**RECORDS FOR THIS EXERCISE**
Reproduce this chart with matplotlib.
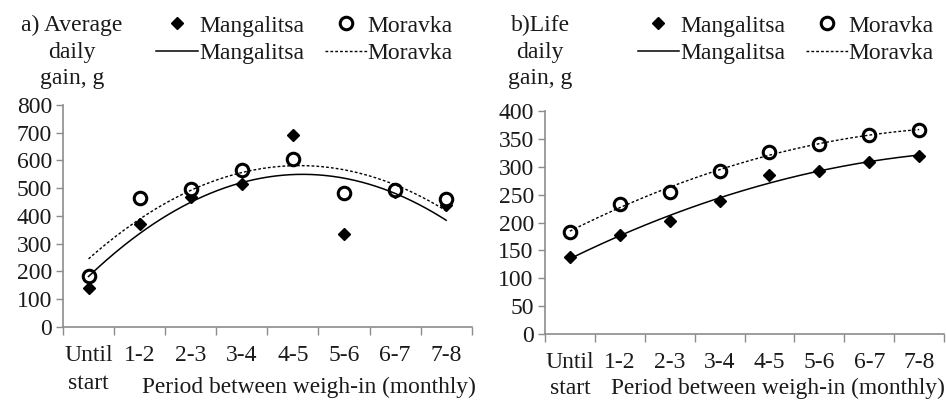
import numpy as np
import matplotlib
matplotlib.use("Agg")
import matplotlib.pyplot as plt

plt.rcParams['font.family'] = ['Liberation Serif', 'DejaVu Serif']
plt.rcParams['font.size'] = 17

# ---------- data
periods = ["Until\nstart", "1-2", "2-3", "3-4", "4-5", "5-6", "6-7", "7-8"]

adg_mangalitsa = [140, 370, 467, 515, 690, 333, 485, 438]
adg_moravka = [185, 465, 498, 566, 607, 482, 495, 462]

life_mangalitsa = [139, 177, 203, 238, 286, 292, 309, 319]
life_moravka = [184, 233, 255, 293, 327, 342, 357, 366]

axis_grey = '#8c8c8c'
txt_col = '#1a1a1a'


def trend(x, y, order=2):
    # excel-style polynomial trendline
    c = np.polyfit(x, y, order)
    xs = np.linspace(x[0], x[-1], 200)
    return xs, np.polyval(c, xs)


def draw_panel(fig, ax, mang, mor, ymax, ystep, xlab_xy, leg_x, tick_pad,
               tick_ls):
    x = np.arange(1, len(periods) + 1)

    h1, = ax.plot(x, mang, ls='none', marker='D', ms=6, color='black',
                  label='Mangalitsa')
    h2, = ax.plot(x, mor, ls='none', marker='o', ms=9, mfc='white',
                  mec='black', mew=2.2, label='Moravka')
    xs, ys = trend(x, mang)
    h3, = ax.plot(xs, ys, color='black', lw=1.1, label='Mangalitsa')
    xs, ys = trend(x, mor)
    h4, = ax.plot(xs, ys, color='black', lw=1.0, ls=(0, (2, 1.5)),
                  label='Moravka')

    ax.set_xlim(0.5, len(periods) + 0.5)
    ax.set_ylim(0, ymax)
    ax.set_yticks(np.arange(0, ymax + 1, ystep))

    # category labels centred, ticks on the boundaries
    ax.set_xticks(x)
    ax.set_xticklabels(periods, va='top', linespacing=tick_ls)
    ax.set_xticks(np.arange(0.5, len(periods) + 1), minor=True)
    ax.tick_params(axis='x', which='major', length=0, pad=tick_pad,
                   colors=txt_col)
    ax.tick_params(axis='x', which='minor', length=6, width=1,
                   color=axis_grey, direction='out')
    ax.tick_params(axis='y', length=5, width=1, color=axis_grey,
                   labelcolor=txt_col, pad=3)

    for s in ['top', 'right']:
        ax.spines[s].set_visible(False)
    for s in ['left', 'bottom']:
        ax.spines[s].set_color(axis_grey)
        ax.spines[s].set_linewidth(1.2)

    fig.text(xlab_xy[0], xlab_xy[1], "Period between weigh-in (monthly)",
             ha='left', va='center', color=txt_col, fontsize=16.8)

    leg = ax.legend([h1, h3, h2, h4],
                    ['Mangalitsa', 'Mangalitsa', 'Moravka', 'Moravka'],
                    ncol=2, frameon=False, loc='upper left',
                    bbox_to_anchor=(leg_x, 0.986),
                    bbox_transform=fig.transFigure, handlelength=1.75,
                    handletextpad=0.05, columnspacing=0.9, labelspacing=0.25,
                    borderaxespad=0, fontsize=17)
    for t in leg.get_texts():
        t.set_color(txt_col)
    return ax


fig = plt.figure(figsize=(9.46, 4.0), dpi=100)

ax1 = fig.add_axes([0.0666, 0.183, 0.432, 0.5545])
draw_panel(fig, ax1, adg_mangalitsa, adg_moravka, 800, 100,
           (142 / 946, 1 - 387 / 400), 0.1554, 13, 1.45)
fig.text(0.076, 0.87, "a) Average\ndaily\ngain, g", ha='center', va='center',
         linespacing=1.35, color=txt_col)

ax2 = fig.add_axes([0.576, 0.165, 0.422, 0.557])
draw_panel(fig, ax2, life_mangalitsa, life_moravka, 400, 50,
           (611 / 946, 1 - 388 / 400), 0.664, 13, 1.3)
fig.text(0.571, 0.87, "b)Life\ndaily\ngain, g", ha='center', va='center',
         linespacing=1.35, color=txt_col)

fig.savefig("out.png", dpi=100)
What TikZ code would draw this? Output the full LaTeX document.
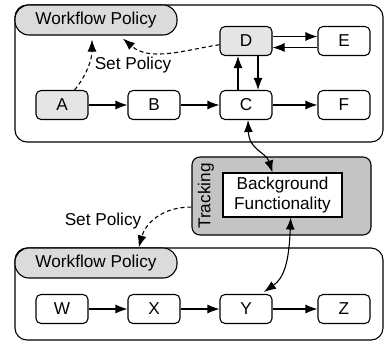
\documentclass[tikz,border=0pt]{standalone}
\usepackage{fontspec}
\setmainfont{Liberation Sans}
\usetikzlibrary{arrows.meta,calc}
\begin{document}
\begin{tikzpicture}[x=1pt,y=-1pt,
  every node/.style={font=\fontsize{17.2}{20.5}\selectfont, inner sep=0pt},
  container/.style={draw, line width=1.1pt, rounded corners=12pt, rectangle},
  tab/.style={draw, line width=1.1pt, rounded corners=14pt, fill=black!14, minimum width=162pt, minimum height=30pt},
  proc/.style={draw, line width=1.1pt, rounded corners=5pt, minimum width=52pt, minimum height=29pt},
  hl/.style={proc, fill=black!10},
  arr/.style={line width=1.1pt, -{Latex[length=12pt,width=9pt]}},
  darr/.style={line width=1.1pt, {Latex[length=12pt,width=9pt]}-{Latex[length=12pt,width=9pt]}},
  dasharr/.style={line width=1.1pt, dash pattern=on 4pt off 3pt, -{Latex[length=12pt,width=9pt]}}
]
\useasboundingbox (0,0) rectangle (384,341);
% containers
\node[container, minimum width=368pt, minimum height=137pt] (cont1) at (199,73.5) {};
\node[container, minimum width=368pt, minimum height=92pt] (cont2) at (199,294) {};
\node[tab] (wp1) at (96,20) {Workflow Policy};
\node[tab] (wp2) at (96,263) {Workflow Policy};
% top nodes
\node[hl] (A) at (62,105) {A};
\node[proc] (B) at (154,105) {B};
\node[proc] (C) at (246,105) {C};
\node[proc] (F) at (344,105) {F};
\node[hl] (D) at (246,41) {D};
\node[proc] (E) at (344,41) {E};
% bottom nodes
\node[proc] (W) at (62,309) {W};
\node[proc] (X) at (154,309) {X};
\node[proc] (Y) at (246,309) {Y};
\node[proc] (Z) at (344,309) {Z};
% tracking
\node[draw, line width=1.1pt, rounded corners=8pt, fill=black!23, minimum width=179pt, minimum height=78pt] (trk) at (281.5,196) {};
\node[rotate=90] (trklbl) at (206,196) {Tracking};
\node[draw, line width=1.1pt, fill=white, minimum width=119pt, minimum height=44pt, align=center] (bg) at (282.5,195) {Background\\Functionality};
% arrows
\draw[arr] (A) -- (B);
\draw[arr] (B) -- (C);
\draw[arr] (C) -- (F);
\draw[arr] ($(D.east)+(0,-4.5)$) -- ($(E.west)+(0,-4.5)$);
\draw[arr] ($(E.west)+(0,6.5)$) -- ($(D.east)+(0,6.5)$);
\draw[arr] ($(C.north)+(-8,0)$) -- ($(D.south)+(-8,0)$);
\draw[arr] ($(D.south)+(12,0)$) -- ($(C.north)+(12,0)$);
\draw[arr] (W) -- (X);
\draw[arr] (X) -- (Y);
\draw[arr] (Y) -- (Z);
% dashed policy arrows
\draw[dasharr] (A.50) .. controls (86,76) and (92,60) .. ($(wp1.south)+(-4,4)$);
\node (sp1) at (133,65) {Set Policy};
\draw[dasharr] (D.188) .. controls (185,50) and (150,62) .. ($(wp1.-30)+(0,3)$);
\draw[dasharr] (trk.187) .. controls (160,207) and (145,225) .. (wp2.20);
\node (sp2) at (103,221) {Set Policy};
% tracking links
\draw[darr] ($(C.south)+(2,0)$) .. controls (249,150) and (266,152) .. (bg.114);
\draw[darr] (bg.-70) .. controls (289,262) and (284,278) .. ($(Y.40)+(0,-2)$);
\end{tikzpicture}
\end{document}
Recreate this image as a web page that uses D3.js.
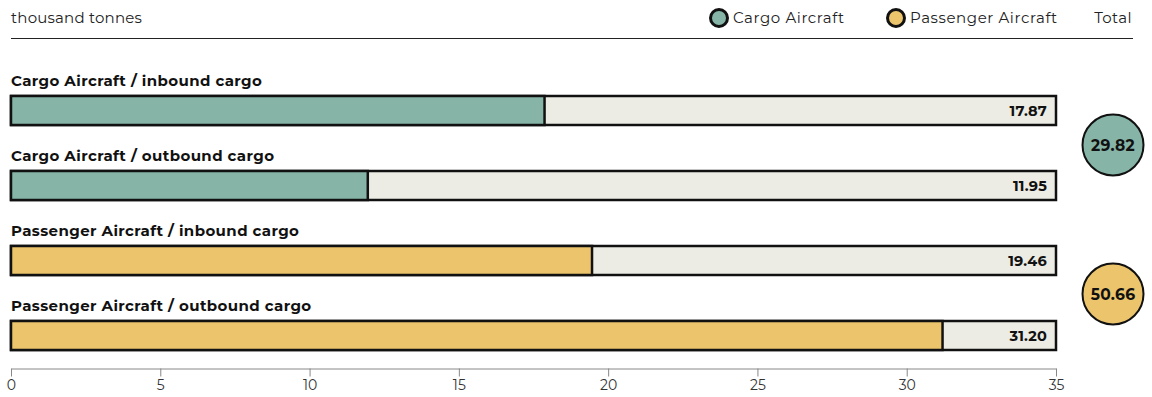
<!DOCTYPE html>
<html>
<head>
<meta charset="utf-8">
<script src="https://cdn.jsdelivr.net/npm/d3@7"></script>
<style>
  body { margin: 0; background: #fff; }
  svg { display: block; font-family: "Montserrat", "Noto Sans", "Open Sans", sans-serif; }
</style>
</head>
<body>
<svg id="chart" width="1152" height="397"></svg>
<script>
// Air cargo volumes, thousand tonnes
const categories = [
  "Cargo Aircraft / inbound cargo",
  "Cargo Aircraft / outbound cargo",
  "Passenger Aircraft / inbound cargo",
  "Passenger Aircraft / outbound cargo"
];
const groups = ["Cargo Aircraft", "Cargo Aircraft", "Passenger Aircraft", "Passenger Aircraft"];
const values = [17.87, 11.95, 19.46, 31.20];
const totalGroups = ["Cargo Aircraft", "Passenger Aircraft"];
const totals = [29.82, 50.66];
const tickValues = [0, 5, 10, 15, 20, 25, 30, 35];

const colors = { "Cargo Aircraft": "#86b5a8", "Passenger Aircraft": "#ecc46c" };
const trackColor = "#ecece4";
const ink = "#111";

const svg = d3.select("#chart");

const x = d3.scaleLinear().domain([0, 35]).range([11, 1056]);
const y = d3.scaleBand().domain(categories).range([66, 366]).paddingInner(0).paddingOuter(0);
const barTop = 30, barH = 29;

// Header
svg.append("text").attr("x", 11).attr("y", 23)
  .attr("font-size", 15).attr("letter-spacing", 0.2).attr("fill", "#222").text("thousand tonnes");
svg.append("line").attr("x1", 11).attr("x2", 1133).attr("y1", 38.5).attr("y2", 38.5)
  .attr("stroke", "#222").attr("stroke-width", 1);

const legend = [
  { name: "Cargo Aircraft", cx: 719, tx: 733 },
  { name: "Passenger Aircraft", cx: 896, tx: 910 }
];
legend.forEach(d => {
  svg.append("circle").attr("cx", d.cx).attr("cy", 18).attr("r", 8.5)
    .attr("fill", colors[d.name]).attr("stroke", ink).attr("stroke-width", 3);
  svg.append("text").attr("x", d.tx).attr("y", 23).attr("font-size", 15)
    .attr("letter-spacing", 0.6).attr("fill", "#222").text(d.name);
});
svg.append("text").attr("x", 1132).attr("y", 23).attr("text-anchor", "end")
  .attr("font-size", 15).attr("letter-spacing", 0.4).attr("fill", "#222").text("Total");

// Rows
const rows = svg.append("g").selectAll("g").data(categories).join("g")
  .attr("transform", d => `translate(0,${y(d)})`);

rows.append("text").attr("x", 11).attr("y", 20)
  .attr("font-size", 15).attr("letter-spacing", 0.4).attr("font-weight", "bold").attr("fill", ink)
  .text(d => d);

rows.append("rect")
  .attr("x", x(0)).attr("y", barTop)
  .attr("width", x(35) - x(0)).attr("height", barH)
  .attr("fill", trackColor).attr("stroke", ink).attr("stroke-width", 2.5);

rows.append("rect")
  .attr("x", x(0)).attr("y", barTop)
  .attr("width", (d, i) => x(values[i]) - x(0)).attr("height", barH)
  .attr("fill", (d, i) => colors[groups[i]]).attr("stroke", ink).attr("stroke-width", 2.5);

rows.append("text").attr("x", x(35) - 9).attr("y", barTop + barH / 2 + 5)
  .attr("text-anchor", "end").attr("font-size", 14.5).attr("letter-spacing", 0.2)
  .attr("font-weight", "bold").attr("fill", ink)
  .text((d, i) => values[i].toFixed(2));

// Totals
const totalCy = [145, 294];
totals.forEach((t, i) => {
  svg.append("circle").attr("cx", 1113).attr("cy", totalCy[i]).attr("r", 30.5)
    .attr("fill", colors[totalGroups[i]]).attr("stroke", ink).attr("stroke-width", 2);
  svg.append("text").attr("x", 1113).attr("y", totalCy[i] + 5.5).attr("text-anchor", "middle")
    .attr("font-size", 15.5).attr("letter-spacing", 0.3)
    .attr("font-weight", "bold").attr("fill", ink).text(t.toFixed(2));
});

// Axis
const axis = svg.append("g").attr("transform", "translate(0,368.5)")
  .call(d3.axisBottom(x).tickValues(tickValues).tickSize(8).tickSizeOuter(0).tickPadding(4));
axis.select(".domain").attr("stroke", "#888");
axis.selectAll(".tick line").attr("stroke", "#888");
axis.selectAll(".tick text").attr("font-size", 14).attr("fill", "#333")
  .attr("font-family", "\"Montserrat\", \"Noto Sans\", sans-serif");
</script>
</body>
</html>
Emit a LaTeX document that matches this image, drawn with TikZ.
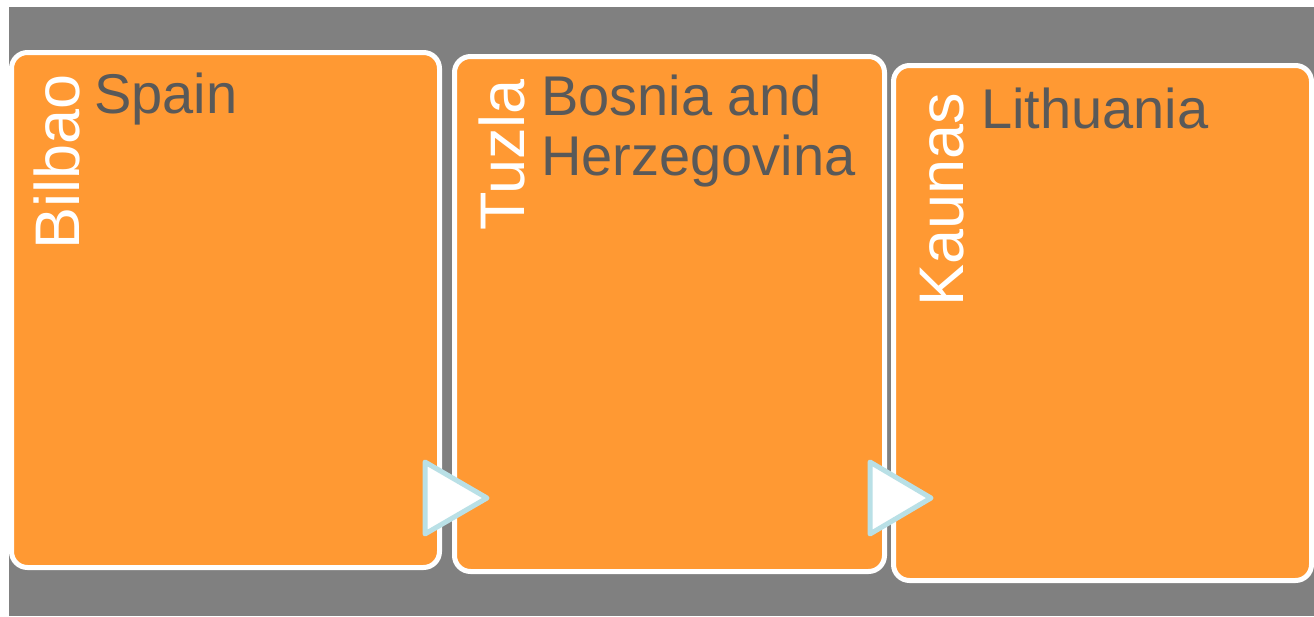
\documentclass[tikz,border=0pt]{standalone}
\usepackage{fontspec}
\setmainfont{Liberation Sans}
\definecolor{bggray}{HTML}{808080}
\definecolor{boxorange}{HTML}{FF9933}
\definecolor{txtgray}{HTML}{595959}
\definecolor{arrowblue}{HTML}{B9E0E6}
\tikzset{
  box/.style={draw=white, line width=5pt, fill=boxorange, rounded corners=16pt, inner sep=0pt},
  vlabel/.style={text=white, font=\fontsize{63}{70}\selectfont, inner sep=0pt, rotate=90, anchor=base east},
  hlabel/.style={text=txtgray, font=\fontsize{56}{60}\selectfont, inner sep=0pt, anchor=base west},
  tri/.style={draw=arrowblue, fill=white, line width=5pt, line join=round}
}
\begin{document}
\begin{tikzpicture}[x=1pt, y=-1pt]
\useasboundingbox (0,0) rectangle (1314,616);
\fill[white] (0,0) rectangle (1314,616);
\fill[bggray] (9,7) rectangle (1314,616);
% boxes
\node[box, minimum width=428pt, minimum height=515pt] (b1) at (225.5,310) {};
\node[box, minimum width=430pt, minimum height=515pt] (b2) at (669.5,314) {};
\node[box, minimum width=418pt, minimum height=515pt] (b3) at (1102.5,323) {};
% vertical labels
\node[vlabel] (v1) at (79,74) {Bilbao};
\node[vlabel] (v2) at (524,79) {Tuzla};
\node[vlabel] (v3) at (963,93) {Kaunas};
% horizontal labels
\node[hlabel] (h1) at (94,113) {Spain};
\node[hlabel] (h2a) at (541,115) {Bosnia and};
\node[hlabel] (h2b) at (541,175) {Herzegovina};
\node[hlabel] (h3) at (981,128) {Lithuania};
% arrows
\draw[tri] (425,462) -- (487,498) -- (425,534) -- cycle;
\draw[tri] (870,462) -- (931,498) -- (870,534) -- cycle;
\end{tikzpicture}
\end{document}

**GOAL OF THE EXERCISE**
Return exactly what appears from the opening line of the material through the line with "ax.spines[s].set_linewidth(1.2)", apart from the pictures.

**OUTPUT BELOW**
Reproduce this chart with matplotlib.
import numpy as np
import matplotlib
matplotlib.use("Agg")
import matplotlib.pyplot as plt

plt.rcParams['font.family'] = ['Liberation Serif', 'DejaVu Serif']
plt.rcParams['font.size'] = 17

# ---------- data
periods = ["Until\nstart", "1-2", "2-3", "3-4", "4-5", "5-6", "6-7", "7-8"]

adg_mangalitsa = [140, 370, 467, 515, 690, 333, 485, 438]
adg_moravka = [185, 465, 498, 566, 607, 482, 495, 462]

life_mangalitsa = [139, 177, 203, 238, 286, 292, 309, 319]
life_moravka = [184, 233, 255, 293, 327, 342, 357, 366]

axis_grey = '#8c8c8c'
txt_col = '#1a1a1a'


def trend(x, y, order=2):
    # excel-style polynomial trendline
    c = np.polyfit(x, y, order)
    xs = np.linspace(x[0], x[-1], 200)
    return xs, np.polyval(c, xs)


def draw_panel(fig, ax, mang, mor, ymax, ystep, xlab_xy, leg_x, tick_pad,
               tick_ls):
    x = np.arange(1, len(periods) + 1)

    h1, = ax.plot(x, mang, ls='none', marker='D', ms=6, color='black',
                  label='Mangalitsa')
    h2, = ax.plot(x, mor, ls='none', marker='o', ms=9, mfc='white',
                  mec='black', mew=2.2, label='Moravka')
    xs, ys = trend(x, mang)
    h3, = ax.plot(xs, ys, color='black', lw=1.1, label='Mangalitsa')
    xs, ys = trend(x, mor)
    h4, = ax.plot(xs, ys, color='black', lw=1.0, ls=(0, (2, 1.5)),
                  label='Moravka')

    ax.set_xlim(0.5, len(periods) + 0.5)
    ax.set_ylim(0, ymax)
    ax.set_yticks(np.arange(0, ymax + 1, ystep))

    # category labels centred, ticks on the boundaries
    ax.set_xticks(x)
    ax.set_xticklabels(periods, va='top', linespacing=tick_ls)
    ax.set_xticks(np.arange(0.5, len(periods) + 1), minor=True)
    ax.tick_params(axis='x', which='major', length=0, pad=tick_pad,
                   colors=txt_col)
    ax.tick_params(axis='x', which='minor', length=6, width=1,
                   color=axis_grey, direction='out')
    ax.tick_params(axis='y', length=5, width=1, color=axis_grey,
                   labelcolor=txt_col, pad=3)

    for s in ['top', 'right']:
        ax.spines[s].set_visible(False)
    for s in ['left', 'bottom']:
        ax.spines[s].set_color(axis_grey)
        ax.spines[s].set_linewidth(1.2)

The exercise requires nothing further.